Date: Thu, 15 Aug 2019 10:01:08 -0500 [thread overview]
Message-ID: <20190815150108.GF2731@comcast.net> (raw)
In-Reply-To: <1ce8ace9-b86a-19fb-0b4c-f6315c8e73b2@gmx.com>
Thanks for all the help!
If I get a chance later today, I may try the patch set, but in
the interest of getting things back online quicker, I may just
have to recreate and restore the recovered data.

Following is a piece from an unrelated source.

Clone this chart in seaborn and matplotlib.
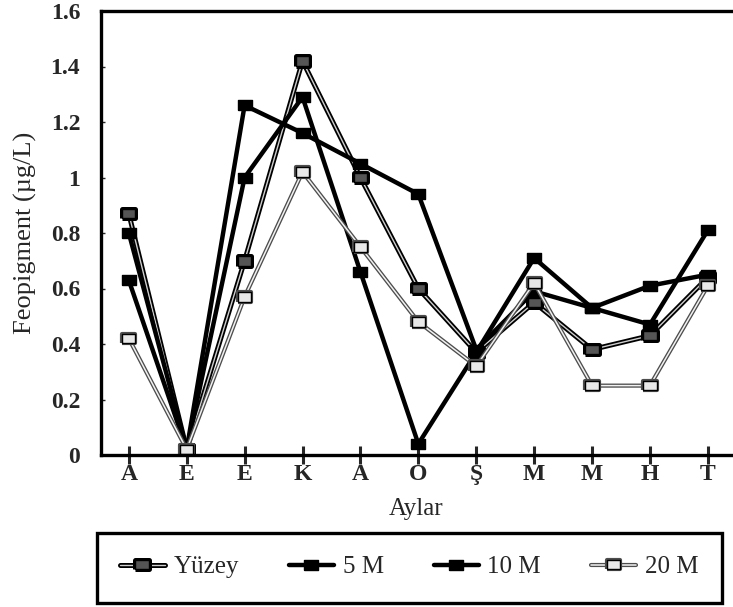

The snapshots
are no great loss - they're just one level of daily backups.
tw
On 08/15/2019 22:45 +0800, Qu Wenruo wrote:
>>
>>
>> On 2019/8/15 ??????10:21, Tim Walberg wrote:
>> > 'dump-super -Ffa' from all three devices attached.
>> >
>> > 'btrfs restore' did appear to recover most of the main data, minus
>> > snapshots, which would have greatly increased the required time and
>> > capacity, since I was recovering to XFS.
>>
>> That's why I recommend that experimental patchset, it will make the fs
>> mountable (RO though), with all btrfs snapshots available.
>>
>> >
>> > 'btrfs rescue chunk-recover' ran, but failed to fix anything.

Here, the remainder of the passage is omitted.